Monday, August 31, 2015


214. Language games of power

Here I make a connection between Foucault’s notion of knowledge embedded in structures of power, and Wittgenstein’s notion of language games. Perhaps the two notions are complementary, enriching each other.

According to Wittgenstein, if you want to know what the meaning of a word is, see how it is used. Then you see that it is connected with meanings of other words, in a language game. If you do not play by the rules, or are unfamiliar with them, you are out of the game. The meanings of the words you use are not those of the game, and you get excluded or ignored.

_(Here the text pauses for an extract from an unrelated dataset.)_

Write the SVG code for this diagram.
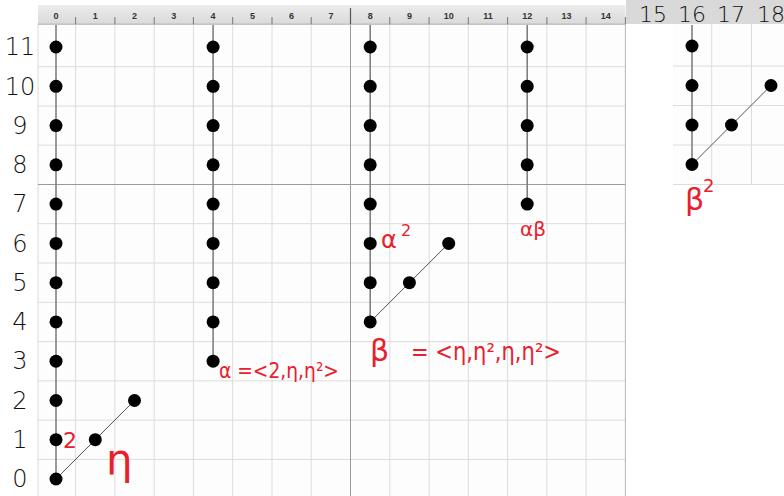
<svg xmlns="http://www.w3.org/2000/svg" xmlns:xlink="http://www.w3.org/1999/xlink" width="784" height="496" viewBox="0 0 784 496">
<style>
.grid{stroke:#dcdcdc;stroke-width:1;fill:none}
.brk{stroke:#9a9a9a;stroke-width:1;fill:none}
.stem{stroke:#808080;stroke-width:1.6;fill:none}
.diag{stroke:#555;stroke-width:1;fill:none}
.dot{fill:#000}
.ruler{font-family:"Liberation Sans",Arial,sans-serif;font-size:9px;font-weight:bold;fill:#333;text-anchor:middle}
.tick{stroke:#777;stroke-width:1}
.hand{font-family:"DejaVu Sans","Liberation Sans",sans-serif;fill:#111;text-anchor:middle;font-weight:300}
.red{font-family:"DejaVu Sans","Liberation Sans",sans-serif;fill:#e8202c}
</style>
<defs>
<circle id="dot" r="6.5" class="dot"/>
<linearGradient id="hdr" x1="0" y1="0" x2="0" y2="1">
<stop offset="0" stop-color="#ececec"/><stop offset="1" stop-color="#dadada"/>
</linearGradient>
</defs>
<rect width="784" height="496" fill="#fff"/>
<!-- main grid -->
<g id="grid">
<rect x="38" y="24" width="587.4" height="472" fill="#fdfdfd"/>
<path class="grid" d="M38 24V496M75.6 24V496M114.9 24V496M154.2 24V496M193.4 24V496M232.7 24V496M272 24V496M311.2 24V496M389.8 24V496M429.1 24V496M468.3 24V496M507.6 24V496M546.9 24V496M586.1 24V496M625.4 24V496"/>
<path class="grid" d="M38 66.7H625.4M38 106H625.4M38 145.2H625.4M38 223.7H625.4M38 263H625.4M38 302.3H625.4M38 341.6H625.4M38 380.8H625.4M38 420.1H625.4M38 459.4H625.4"/>
<path class="brk" d="M350.5 8V496M38 184.5H625.4"/>
<path d="M625.4 24V496" stroke="#bbb" stroke-width="1"/>
<!-- pasted grid -->
<rect x="673" y="24" width="111" height="160.5" fill="#fdfdfd"/>
<path class="grid" d="M711.7 24V184.5M751.5 24V184.5M673 66H784M673 105.5H784M673 145H784M673 184.5H784"/>
</g>
<!-- ruler -->
<g id="ruler">
<rect x="38" y="5" width="587.4" height="19" fill="url(#hdr)"/>
<path d="M38 24.2H625.4" stroke="#aaa" stroke-width="1"/>
<path class="tick" d="M75.6 17V24M114.9 17V24M154.2 17V24M193.4 17V24M232.7 17V24M272 17V24M311.2 17V24M389.8 17V24M429.1 17V24M468.3 17V24M507.6 17V24M546.9 17V24M586.1 17V24M625.4 17V24"/>
<path d="M350.5 8V24" stroke="#555" stroke-width="1.2"/>
<text class="ruler" x="56" y="19">0</text>
<text class="ruler" x="95.3" y="19">1</text>
<text class="ruler" x="134.5" y="19">2</text>
<text class="ruler" x="173.8" y="19">3</text>
<text class="ruler" x="213.1" y="19">4</text>
<text class="ruler" x="252.4" y="19">5</text>
<text class="ruler" x="291.6" y="19">6</text>
<text class="ruler" x="330.9" y="19">7</text>
<text class="ruler" x="370.2" y="19">8</text>
<text class="ruler" x="409.4" y="19">9</text>
<text class="ruler" x="448.7" y="19">10</text>
<text class="ruler" x="488" y="19">11</text>
<text class="ruler" x="527.2" y="19">12</text>
<text class="ruler" x="566.5" y="19">13</text>
<text class="ruler" x="605.8" y="19">14</text>
<rect x="626" y="0" width="158" height="24" fill="#d9d9d9"/>
<text class="hand" x="653" y="22" font-size="22">15</text>
<text class="hand" x="692" y="22" font-size="22">16</text>
<text class="hand" x="731" y="22" font-size="22">17</text>
<text class="hand" x="771" y="22" font-size="22">18</text>
</g>
<!-- row labels -->
<g id="rowlabels" font-size="24">
<text class="hand" x="20" y="55">11</text>
<text class="hand" x="20" y="95">10</text>
<text class="hand" x="20" y="134">9</text>
<text class="hand" x="20" y="173">8</text>
<text class="hand" x="20" y="212">7</text>
<text class="hand" x="20" y="252">6</text>
<text class="hand" x="20" y="291">5</text>
<text class="hand" x="20" y="330">4</text>
<text class="hand" x="20" y="369">3</text>
<text class="hand" x="20" y="409">2</text>
<text class="hand" x="20" y="448">1</text>
<text class="hand" x="20" y="487">0</text>
</g>
<!-- connectors -->
<g id="connectors">
<path class="stem" d="M56 25V479"/>
<path class="stem" d="M213.1 25V361.2"/>
<path class="stem" d="M370.2 25V321.9"/>
<path class="stem" d="M527.2 25V204.1"/>
<path class="stem" d="M692 25V164.5"/>
<path class="diag" d="M56 479L95.3 439.7L134.5 400.5"/>
<path class="diag" d="M370.2 321.9L409.4 282.7L448.7 243.4"/>
<path class="diag" d="M692 164.5L731.5 125L771 85.5"/>
</g>
<!-- nodes: column 0 -->
<g id="c0r0"><use xlink:href="#dot" x="56" y="479"/></g>
<g id="c0r1"><use xlink:href="#dot" x="56" y="439.7"/></g>
<g id="c0r2"><use xlink:href="#dot" x="56" y="400.5"/></g>
<g id="c0r3"><use xlink:href="#dot" x="56" y="361.2"/></g>
<g id="c0r4"><use xlink:href="#dot" x="56" y="321.9"/></g>
<g id="c0r5"><use xlink:href="#dot" x="56" y="282.7"/></g>
<g id="c0r6"><use xlink:href="#dot" x="56" y="243.4"/></g>
<g id="c0r7"><use xlink:href="#dot" x="56" y="204.1"/></g>
<g id="c0r8"><use xlink:href="#dot" x="56" y="164.8"/></g>
<g id="c0r9"><use xlink:href="#dot" x="56" y="125.6"/></g>
<g id="c0r10"><use xlink:href="#dot" x="56" y="86.3"/></g>
<g id="c0r11"><use xlink:href="#dot" x="56" y="47"/></g>
<g id="c1r1"><use xlink:href="#dot" x="95.3" y="439.7"/></g>
<g id="c2r2"><use xlink:href="#dot" x="134.5" y="400.5"/></g>
<!-- column 4 -->
<g id="c4r3"><use xlink:href="#dot" x="213.1" y="361.2"/></g>
<g id="c4r4"><use xlink:href="#dot" x="213.1" y="321.9"/></g>
<g id="c4r5"><use xlink:href="#dot" x="213.1" y="282.7"/></g>
<g id="c4r6"><use xlink:href="#dot" x="213.1" y="243.4"/></g>
<g id="c4r7"><use xlink:href="#dot" x="213.1" y="204.1"/></g>
<g id="c4r8"><use xlink:href="#dot" x="213.1" y="164.8"/></g>
<g id="c4r9"><use xlink:href="#dot" x="213.1" y="125.6"/></g>
<g id="c4r10"><use xlink:href="#dot" x="213.1" y="86.3"/></g>
<g id="c4r11"><use xlink:href="#dot" x="213.1" y="47"/></g>
<!-- column 8 -->
<g id="c8r4"><use xlink:href="#dot" x="370.2" y="321.9"/></g>
<g id="c8r5"><use xlink:href="#dot" x="370.2" y="282.7"/></g>
<g id="c8r6"><use xlink:href="#dot" x="370.2" y="243.4"/></g>
<g id="c8r7"><use xlink:href="#dot" x="370.2" y="204.1"/></g>
<g id="c8r8"><use xlink:href="#dot" x="370.2" y="164.8"/></g>
<g id="c8r9"><use xlink:href="#dot" x="370.2" y="125.6"/></g>
<g id="c8r10"><use xlink:href="#dot" x="370.2" y="86.3"/></g>
<g id="c8r11"><use xlink:href="#dot" x="370.2" y="47"/></g>
<g id="c9r5"><use xlink:href="#dot" x="409.4" y="282.7"/></g>
<g id="c10r6"><use xlink:href="#dot" x="448.7" y="243.4"/></g>
<!-- column 12 -->
<g id="c12r7"><use xlink:href="#dot" x="527.2" y="204.1"/></g>
<g id="c12r8"><use xlink:href="#dot" x="527.2" y="164.8"/></g>
<g id="c12r9"><use xlink:href="#dot" x="527.2" y="125.6"/></g>
<g id="c12r10"><use xlink:href="#dot" x="527.2" y="86.3"/></g>
<g id="c12r11"><use xlink:href="#dot" x="527.2" y="47"/></g>
<!-- column 16 -->
<g id="c16r8"><use xlink:href="#dot" x="692" y="164.5"/></g>
<g id="c16r9"><use xlink:href="#dot" x="692" y="125"/></g>
<g id="c16r10"><use xlink:href="#dot" x="692" y="85.5"/></g>
<g id="c16r11"><use xlink:href="#dot" x="692" y="46"/></g>
<g id="c17r9"><use xlink:href="#dot" x="731.5" y="125"/></g>
<g id="c18r10"><use xlink:href="#dot" x="771" y="85.5"/></g>
<!-- red annotations -->
<g id="annotations">
<text class="red" x="63" y="448" font-size="22">2</text>
<text class="red" x="106" y="474" font-size="42">η</text>
<text class="red" x="219" y="378" font-size="22" textLength="120" lengthAdjust="spacingAndGlyphs">α =&lt;2,η,η²&gt;</text>
<text class="red" x="370" y="361" font-size="30">β</text>
<text class="red" x="411" y="360" font-size="24" textLength="150" lengthAdjust="spacingAndGlyphs">= &lt;η,η²,η,η²&gt;</text>
<text class="red" x="381" y="248" font-size="24">α</text>
<text class="red" x="401" y="236" font-size="16">2</text>
<text class="red" x="520" y="236" font-size="20">αβ</text>
<text class="red" x="685" y="210" font-size="30">β</text>
<text class="red" x="703" y="192" font-size="18">2</text>
</g>
</svg>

This connects, I propose, with Foucault’s notion of ‘savoir’, knowing the system and how it works, needed to be seen and accepted as a legitimate participant. Knowing how to play he language game.

As suggested earlier in this blog (in item 206), this seems to be part of the Greek crisis: the Greeks were not ‘in the know’ and did not play by the rules of the dominant language game imposed by the officials and politicians of the EU.

According to Foucault, discourse is embedded in a non-discursive context. In the Greek case this included, among other things, the condition that EU politicians feel the electoral pressure from rightist, nationalist populist parties, which presses them to resist further financial aid, let alone any cancelling of Greek debt. The IMF, being less, or less directly, political, did plead for substantial cancelling of debt.

Apart from the more or less visible structures, of participants, discourse, interests, positions, resources, etc., Foucault recognized the importance of the ‘deep structures’, the unconscious, of thought. Those are embedded in language, I add.

In his Archaeology of knowledge Foucault assigned several types of rules to ‘discursive formations’, as follows[i]:

1.      Rules for the formation of objects, i.e. what the discourse is about, including their source, in a selection from a social context, to be transferred to the discourse, those who have the authority to decide what objects are admitted. For example, in the Greek case the discourse is about financial viability, not about social justice.

2.      Rules for regulating discourse, in determining who has the right  to use a given mode of speech, the site where legitimate discourse takes place, the position of someone making a statement about the objects of discourse. In the Greek case: members of the established constellation of the EU (with the IMF more peripheral), Brussels as the site of discourse, and whether the participant in the discourse is a minister of finance, head of state in the EU, head of the central bank of the EU, or official from the IMF.

3.      Rules concerning who governs the formation of concepts, i.e. the basic logic, methodology, range of accepted statements, statements admissible from other discursive formations, and relevant memories from history associated with accepted statements, and ‘procedures for intervention’ in the approximation and delimitation of statements and the generation of new ones. In the Greek case, I propose that this is largely a rhetoric of globalized markets, statements from (mainstream) economics and finance, the history of capitalism, and the management of meetings and reports.

4.      Rules for the formation of strategies, i.e. specific doctrines, principles and guidance for the efforts of individual participants, the possible branching out of discourse into different, possibly mutually conflicting directions, and influences from non-discursive. Here, the Greeks tried to open up the discourse to issues of European solidarity, social justice, and historical antecedents. A branching occurred between the positions of the EU and of the IMF.

 
Is this analysis helpful to better understand the Greek case? Or, conversely, is it helpful for a further elucidation and specification of Wittgensteinian language games?      


[i] P. Gary Gutting, 1989, Michel Foucault’s archaeology of scientific reason, Cambridge University Press, p. 234-239.